The goal is to create a multi tenant Impala cluster. In other words, we need a server that authorizes each SQL statement for each user. Probably, Cloudera Sentry can play this role and might replace this server.
The multi tenant server is not directly based on the Impala server (C++) but on Cloudera’s HiveServer2 (Java). Both Impala server and HiveServer2 implement the same TCLIService protocol. This protocol is used in Cloudera’s ODBC 2.5 driver. It was easier to modify the HiveServer2 code that the Impala code, therefore I took the HiveServer2 implementation as starting point.
The multi tenant server sits between the external ODBC clients and the actual Impala cluster. It inspects each SQL statement. The authorization itself is done by a remote server. If this server grants acces, the intermediate server will simply forward the request to the actual Impala cluster.

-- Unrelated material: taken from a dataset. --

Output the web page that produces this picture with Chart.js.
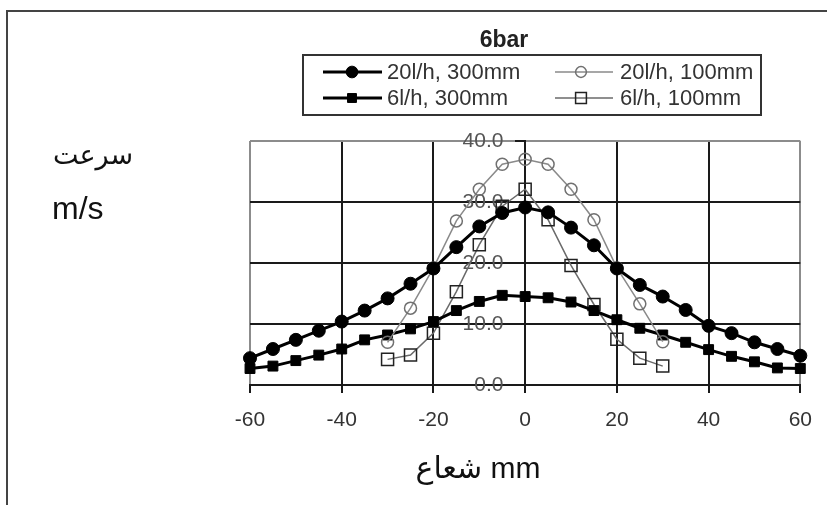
<!DOCTYPE html>
<html>
<head>
<meta charset="utf-8">
<script src="https://cdn.jsdelivr.net/npm/chart.js@4/dist/chart.umd.min.js"></script>
<style>
html,body{margin:0;padding:0;background:#fff;}
#wrap{width:827px;height:505px;position:relative;}
canvas{display:block;}
</style>
</head>
<body>
<div id="wrap"><canvas id="c" width="827" height="505"></canvas></div>
<script>
// ---- data ----
const radius300 = [-60,-55,-50,-45,-40,-35,-30,-25,-20,-15,-10,-5,0,5,10,15,20,25,30,35,40,45,50,55,60];
const radius100 = [-30,-25,-20,-15,-10,-5,0,5,10,15,20,25,30];
const speed20_300 = [4.4,5.9,7.4,8.9,10.4,12.2,14.2,16.6,19.1,22.6,26.0,28.2,29.1,28.3,25.8,22.9,19.1,16.4,14.5,12.3,9.7,8.5,7.0,5.9,4.8];
const speed20_100 = [7.0,12.6,19.2,26.9,32.1,36.2,37.0,36.2,32.1,27.1,19.2,13.3,7.1];
const speed6_300 = [2.7,3.1,4.0,4.9,5.9,7.4,8.2,9.2,10.4,12.2,13.7,14.7,14.5,14.3,13.6,12.2,10.7,9.3,8.2,7.0,5.8,4.7,3.8,2.8,2.7];
const speed6_100 = [4.2,4.9,8.5,15.3,23.0,29.3,32.1,27.1,19.6,13.2,7.5,4.4,3.1];
const xTicks = [-60,-40,-20,0,20,40,60];
const yTicks = [0,10,20,30,40];
const seriesLabels = ['20l/h, 300mm','20l/h, 100mm','6l/h, 300mm','6l/h, 100mm'];
const chartTitle = '6bar';
const yTitleLines = ['سرعت','m/s'];
const xTitle = 'شعاع mm';

const FONT = "'Liberation Sans', Arial, sans-serif";
const pts = (xs, ys) => xs.map((x, i) => ({x: x, y: ys[i]}));

const datasets = [
  {label: seriesLabels[0], data: pts(radius300, speed20_300), borderColor:'#000', borderWidth:3,
   pointStyle:'circle', pointRadius:6.5, pointBackgroundColor:'#000', pointBorderColor:'#000', pointBorderWidth:1},
  {label: seriesLabels[1], data: pts(radius100, speed20_100), borderColor:'#8a8a8a', borderWidth:1.5,
   pointStyle:'circle', pointRadius:6, pointBackgroundColor:'rgba(0,0,0,0)', pointBorderColor:'#707070', pointBorderWidth:1.5},
  {label: seriesLabels[2], data: pts(radius300, speed6_300), borderColor:'#000', borderWidth:3,
   pointStyle:'rect', pointRadius:7, pointBackgroundColor:'#000', pointBorderColor:'#000', pointBorderWidth:1},
  {label: seriesLabels[3], data: pts(radius100, speed6_100), borderColor:'#6a6a6a', borderWidth:1.5,
   pointStyle:'rect', pointRadius:8.5, pointBackgroundColor:'rgba(0,0,0,0)', pointBorderColor:'#222', pointBorderWidth:1.5}
];
datasets.forEach(d => { d.tension = 0; d.fill = false; d.clip = false; d.pointHoverRadius = d.pointRadius; });

function drawMarker(ctx, ds, x, y) {
  ctx.save();
  ctx.fillStyle = ds.pointBackgroundColor;
  ctx.strokeStyle = ds.pointBorderColor;
  ctx.lineWidth = ds.pointBorderWidth;
  if (Chart.helpers && Chart.helpers.drawPoint) {
    Chart.helpers.drawPoint(ctx, {pointStyle: ds.pointStyle, rotation: 0, radius: ds.pointRadius, borderWidth: ds.pointBorderWidth}, x, y);
  } else {
    ctx.beginPath();
    if (ds.pointStyle === 'rect') { const s = ds.pointRadius * Math.SQRT1_2; ctx.rect(x - s, y - s, 2*s, 2*s); }
    else ctx.arc(x, y, ds.pointRadius, 0, Math.PI*2);
    ctx.fill(); ctx.stroke();
  }
  ctx.restore();
}

const decor = {
  id: 'decor',
  beforeDraw(chart) {
    const ctx = chart.ctx;
    ctx.save();
    ctx.fillStyle = '#fff';
    ctx.fillRect(0, 0, chart.width, chart.height);
    // page frame
    ctx.strokeStyle = '#444';
    ctx.lineWidth = 2;
    ctx.beginPath();
    ctx.moveTo(7, 505); ctx.lineTo(7, 11); ctx.lineTo(827, 11);
    ctx.stroke();
    ctx.restore();
  },
  afterDraw(chart) {
    const ctx = chart.ctx;
    ctx.save();
    // title
    ctx.fillStyle = '#222';
    ctx.font = 'bold 23px ' + FONT;
    ctx.textAlign = 'center';
    ctx.textBaseline = 'middle';
    ctx.fillText(chartTitle, 504, 41);
    // legend box
    ctx.strokeStyle = '#333';
    ctx.lineWidth = 2;
    ctx.strokeRect(303, 55, 458, 60);
    const cols = [{x0:323, x1:382, mx:352, tx:387}, {x0:555, x1:613, mx:581, tx:620}];
    const rows = [72, 98];
    ctx.font = '22px ' + FONT;
    ctx.textAlign = 'left';
    [0, 1, 2, 3].forEach((di, k) => {
      const ds = chart.data.datasets[di];
      const c = cols[k % 2], y = rows[Math.floor(k / 2)];
      ctx.strokeStyle = ds.borderColor;
      ctx.lineWidth = ds.borderWidth;
      ctx.beginPath(); ctx.moveTo(c.x0, y); ctx.lineTo(c.x1, y); ctx.stroke();
      drawMarker(ctx, Object.assign({}, ds, {pointRadius: ds.pointRadius * 0.9}), c.mx, y);
      ctx.fillStyle = '#333';
      ctx.fillText(ds.label, c.tx, y + 1);
    });
    // axis titles
    ctx.fillStyle = '#111';
    ctx.font = "27px 'DejaVu Sans', " + FONT;
    ctx.textAlign = 'left';
    ctx.fillText(yTitleLines[0], 53, 157);
    ctx.font = '32px ' + FONT;
    ctx.fillText(yTitleLines[1], 52, 210);
    ctx.font = "30px " + FONT + ", 'DejaVu Sans'";
    ctx.textAlign = 'center';
    ctx.direction = 'ltr';
    ctx.fillText(xTitle, 478, 470);
    ctx.restore();
  }
};

new Chart(document.getElementById('c'), {
  type: 'line',
  data: {datasets: datasets},
  options: {
    responsive: false,
    devicePixelRatio: 1,
    animation: false,
    events: [],
    layout: {padding: {left: 250, right: 26, top: 141, bottom: 60}},
    plugins: {legend: {display: false}, title: {display: false}, tooltip: {enabled: false}},
    scales: {
      x: {
        type: 'linear', position: 'bottom', min: -60, max: 60,
        afterBuildTicks: s => { s.ticks = xTicks.map(v => ({value: v})); },
        afterFit: s => { s.height = 60; },
        ticks: {font: {family: FONT, size: 21}, color: '#333', padding: 15, maxRotation: 0, autoSkip: false},
        grid: {
          color: c => (c.tick && (c.tick.value === -60 || c.tick.value === 60)) ? '#8c8c8c' : '#1a1a1a',
          lineWidth: 2, tickLength: 8, tickColor: '#1a1a1a', drawTicks: true
        },
        border: {display: true, color: '#1a1a1a', width: 2}
      },
      y: {
        type: 'linear', position: {x: 0}, min: 0, max: 40,
        afterBuildTicks: s => { s.ticks = yTicks.map(v => ({value: v})); },
        ticks: {font: {family: FONT, size: 21}, color: '#555', padding: 11,
                callback: v => Number(v).toFixed(1) + '   \u2009'},
        grid: {
          color: c => (c.tick && c.tick.value === 40) ? '#8c8c8c' : '#1a1a1a',
          lineWidth: 2, tickLength: 9, tickColor: '#1a1a1a'
        },
        border: {display: true, color: '#1a1a1a', width: 2}
      }
    }
  },
  plugins: [decor]
});
</script>
</body>
</html>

The multi tenant server is nothing more than a delegator: 1. Capture each SQL statement and verify with the authorization service. 2. If the access is authorized, forward the query to the Impala cluster, otherwise return an error.

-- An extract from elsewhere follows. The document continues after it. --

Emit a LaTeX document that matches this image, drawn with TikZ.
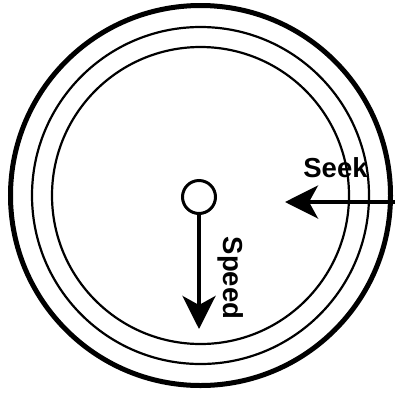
\documentclass[tikz,border=0pt]{standalone}
\usepackage{fontspec}
\setmainfont{Liberation Sans}
\usetikzlibrary{arrows.meta}
\begin{document}
\begin{tikzpicture}[x=1pt,y=-1pt,
  ring/.style={draw=black,line width=2.2pt},
  bigring/.style={draw=black,line width=5pt},
  hubstyle/.style={circle,draw=black,line width=3pt,minimum size=33pt,inner sep=0pt},
  arrowline/.style={line width=4pt,-{Stealth[length=33pt,width=33pt,inset=9pt]}},
  lbl/.style={font=\fontsize{27.5}{31}\selectfont\bfseries,inner sep=0pt}]
\useasboundingbox (0,0) rectangle (395,394);
\draw[bigring] (200.5,195.5) circle[radius=190];
\draw[ring] (200.5,195.5) circle[radius=168.5];
\draw[ring] (200.5,195.5) circle[radius=148.5];
\node[hubstyle] (hub) at (199,197) {};
\coordinate (speedtip) at (199,329);
\draw[arrowline] (hub.south) -- (speedtip);
\coordinate (seekstart) at (397,202);
\coordinate (seektip) at (285,202);
\draw[arrowline] (seekstart) -- (seektip);
\node[lbl,anchor=base] (seek) at (335.5,177.5) {Seek};
\node[lbl,anchor=base,rotate=-90] (speed) at (223,278) {Speed};
\end{tikzpicture}
\end{document}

Impala server verser HiveServer2
The Cloudera Impala server launches 2 external facing Thrift services
- Impala/TCLIService Thrift service (aka Hive Server 2 protocol) on port 21050, used by ODBC 2.5
- Beeswax Thrift service (aka Hive Server protocol) on port 21000, used by ODBC 1.2
The Cloudera HiveServer2 launches one service
- TCLIService Thrift service on port 10000
In order to create a multi tenant server, it is sufficient to implement the TCLIService. There options are:
- Start from scratch and implement the Thrift TCLIService services.
- Derive from Cloudera Impala server (however building Impala is not for the faint of heart)
- Derive from Cloudera HiveServer2
Building on top of Cloudera’s HiveServer2 turned out to be fastest solution to get to a working prototype.
Delegation of the Thrift commands
The idea is to delegate all the Thrift request (defined in the ImpalaService.thrift), except for * OpenSession * CloseSession * ExecuteStatement
These 3 functions will be intercepted and a specific action will be done before or after the delegation.
Construction of the delegate
During initialization of the server, the delegate is constructed. The delegate will forward the requests to the actual Impala server.
Forward the requests to the actual Impala server
For most Thrift requests, the request is simply forwarded to the actual Impala server.
Capture the new sessions
The OpenSession request is first forwarded to the actual Impala server. The reply contains a session identifier which is then linked to the session’s user information. A simple mapping from a session identifier to the user information is maintained.
Capture the SQL statement
Each request that executes a SQL statement is intercepted. The mapping from session to user information tells which user executes the SQL statement. The remote authentication server informs us whether the user has the permission to execute the statement. If granted, the request is forwarded to the actual Impala server. Otherwise, a response with an appropriate message is constructed.
A small note on the secure communication with HiveServer2 server
As mentioned in the Thrift post, the server binds a TTransport and a TProcessor together. The type of transport (TServerSocker, TSSLTransport, …) is determined by the hive-site parameters file and is handled by the HiveAuthFactory.
SSL
SSL is handled by the Thrift transport. It does the initial handshake before accepting any communication. HiveServer2 supports the following options in hive-site.xml
HiveServer2 authentication
- “NOSASL”: no authentication at all, uses the default TTransport transport
- “NONE”: SASL PLAIN (default), uses the PlainTransport that implements the SASL handshake (using callbacks)
- “LDAP”: SASL PLAIN
- “CUSTOM”: SASL PLAIN
- “Kerberos”: SASL GSSAPI
Impala Server authentication
As described in the documentation, Impala server supports the following authentication methods * No Authentication * User Name (it merely labels a session) * Kerberos
Two use cases
Client with authentication
If the client can authenticate, it is enough the deploy a single multi tenant server. The generic ODBC 2.5 driver supports
- username
- username/password
- username/password/SSL
- Kerberos
Client without authentication
In case the client cannot authenticate (for example Tableau Impala ODBC driver does not allow to authenicate over SSL), a multi tenant server is deployed for each client. Each client targets a dedicated port and a dedicated multi tenant server. Each multi tenant server can use the port (or an alias) to authorize the query.
Of course, it is possible to find intermediate solutions, such as Impala ODBC with user name authentication over a SSL tunnel.